Judge of the Supreme Court
- In office 20 May 2005 – 6 June 2012
- Nominated by: Government of Ireland
- Appointed by: Mary McAleese

Judge of the High Court
- In office 19 October 2004 – 20 May 2005
- Nominated by: Government of Ireland
- Appointed by: Mary McAleese
- In office 30 July 1998 – 5 October 1999
- Nominated by: Government of Ireland
- Appointed by: Mary McAleese

Judge of the European Court of Justice
- In office 5 October 1999 – 22 September 2004
- Nominated by: Government of Ireland
- Appointed by: European Council

Personal details
- Born: Fidelma O'Kelly 28 February 1942 (age 84) Dublin, Ireland
- Children: 1
- Education: Trinity College Dublin; King's Inns;

= Fidelma Macken =

Irish judge (born 1942)

Fidelma Macken, SC (née O'Kelly; born 28 February 1942) is a retired Irish judge who served as a Judge of the Supreme Court from 2005 to 2012, a Judge of the High Court from 1998 to 1999 and between 2004 and 2005 and a Judge of the European Court of Justice from 1999 to 2004.

In 2004, she succeeded John L. Murray, as Ireland's appointee on the European Court of Justice (ECJ). Appointed initially for a five-year term, she was the first female appointee to the European Court of Justice but had her mandate renewed in 2003. She was reappointed a High Court judge on 18 October 2004 on her return to Ireland. In 2005, she was elevated the Supreme Court.

Macken was educated at King's Inns and Trinity College Dublin. She became a barrister in 1972; practiced as legal adviser, Patents and Trade Marks Agents (1973–1979) and became a Senior Counsel in 1995.

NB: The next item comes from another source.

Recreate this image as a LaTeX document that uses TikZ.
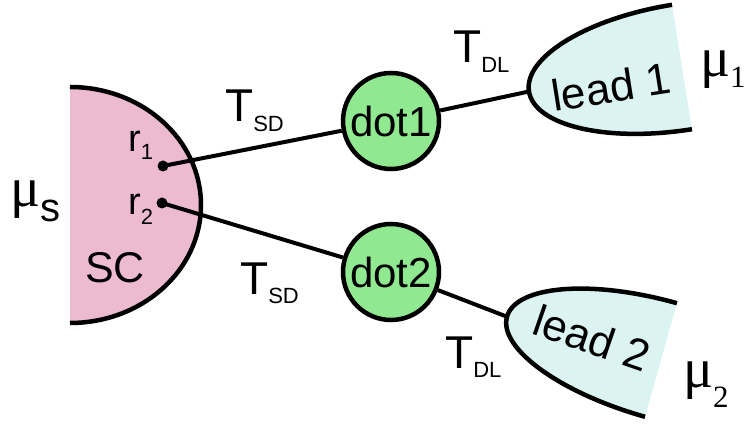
\documentclass[tikz,border=0pt]{standalone}
\usepackage{fontspec}
\setmainfont{Liberation Sans}
\newfontfamily\serifmu{Liberation Serif}
\definecolor{scpink}{RGB}{237,187,208}
\definecolor{leadcyan}{RGB}{220,244,241}
\definecolor{dotgreen}{RGB}{144,232,144}
\begin{document}
\begin{tikzpicture}[x=1pt,y=1pt,
  qdot/.style={circle, draw, line width=4.5pt, fill=dotgreen, minimum size=96pt, inner sep=0pt, font=\fontsize{42}{42}\selectfont},
  wire/.style={line width=4pt},
  edgeline/.style={line width=4.5pt},
  pin/.style={circle, fill=black, minimum size=11pt, inner sep=0pt},
  lbl/.style={inner sep=0pt, anchor=base west, font=\fontsize{46}{46}\selectfont},
  leadtxt/.style={inner sep=0pt, font=\fontsize{44}{44}\selectfont},
]
\useasboundingbox (0,0) rectangle (752,423);
% superconductor
\fill[scpink] (70,336) arc[start angle=90, end angle=-90, x radius=131, y radius=118] -- cycle;
\draw[edgeline] (70,336) arc[start angle=90, end angle=-90, x radius=131, y radius=118];
% lead 1
\begin{scope}[shift={(682,356)}, rotate=9.1]
  \fill[leadcyan] (0,63) arc[start angle=90, end angle=270, x radius=155, y radius=63] -- cycle;
  \draw[edgeline] (0,63) arc[start angle=90, end angle=270, x radius=155, y radius=63];
  \coordinate (l1) at (-155,0);
\end{scope}
% lead 2
\begin{scope}[shift={(661,63)}, rotate=-15.7]
  \fill[leadcyan] (0,59) arc[start angle=90, end angle=270, x radius=160, y radius=59] -- cycle;
  \draw[edgeline] (0,59) arc[start angle=90, end angle=270, x radius=160, y radius=59];
  \coordinate (l2) at (-160,0);
\end{scope}
\node[leadtxt, rotate=9] (lead1) at (611,336) {lead 1};
\node[leadtxt, rotate=-19] (lead2) at (592,85) {lead 2};
% dots
\node[qdot] (dot1) at (391,302) {dot1};
\node[qdot] (dot2) at (391,151) {dot2};
\node[pin] (r1) at (163,257) {};
\node[pin] (r2) at (162,220) {};
% connectors
\draw[wire] (r1.center) -- (dot1);
\draw[wire] (r2.center) -- (dot2);
\draw[wire] (dot1) -- (l1);
\draw[wire] (dot2) -- (l2);
% labels
\node[lbl] (tsd1) at (225,301) {T\raisebox{-10pt}{\fontsize{22}{22}\selectfont SD}};
\node[lbl] (tsd2) at (240,128) {T\raisebox{-9pt}{\fontsize{22}{22}\selectfont SD}};
\node[lbl] (tdl1) at (453,360) {T\raisebox{-10pt}{\fontsize{22}{22}\selectfont DL}};
\node[lbl] (tdl2) at (445,55) {T\raisebox{-10pt}{\fontsize{22}{22}\selectfont DL}};
\node[lbl, font=\fontsize{38}{38}\selectfont] (r1l) at (128,271) {r\raisebox{-8pt}{\fontsize{22}{22}\selectfont 1}};
\node[lbl, font=\fontsize{38}{38}\selectfont] (r2l) at (128,208) {r\raisebox{-10pt}{\fontsize{22}{22}\selectfont 2}};
\node[lbl, font=\fontsize{43}{43}\selectfont] (sc) at (85,140) {SC};
\node[lbl, font=\fontsize{56}{56}\selectfont] (mus) at (10,216) {{\serifmu μ}\raisebox{-15pt}{\fontsize{40}{40}\selectfont s}};
\node[lbl, font=\fontsize{56}{56}\selectfont] (mu1) at (700,346) {\serifmu μ\raisebox{-11pt}{\fontsize{31}{31}\selectfont 1}};
\node[lbl, font=\fontsize{56}{56}\selectfont] (mu2) at (683,35) {\serifmu μ\raisebox{-20pt}{\fontsize{31}{31}\selectfont 2}};
\end{tikzpicture}
\end{document}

As a lawyer, she specialised on medical defence work and pharmaceutical actions. She acted as defence counsel in a series of cases brought by children against whooping cough vaccine manufacturers for damage allegedly caused by the vaccine. The Supreme Court nominated her to act in three referrals by the President of Ireland querying the constitutionality of new legislation before she became a judge. In 2001, the Irish Times reported that she was an owner of the Four Seasons Hotel in Ballsbridge

She has been a lecturer in Legal Systems and Methods and Averil Deverell Lecturer in Law at Trinity College Dublin.

Macken returned to practice at Brick Court Chambers in 2013. She is a member of the Investment Advisory Panel of Woodsford Litigation Funding, a company engaged in litigation funding.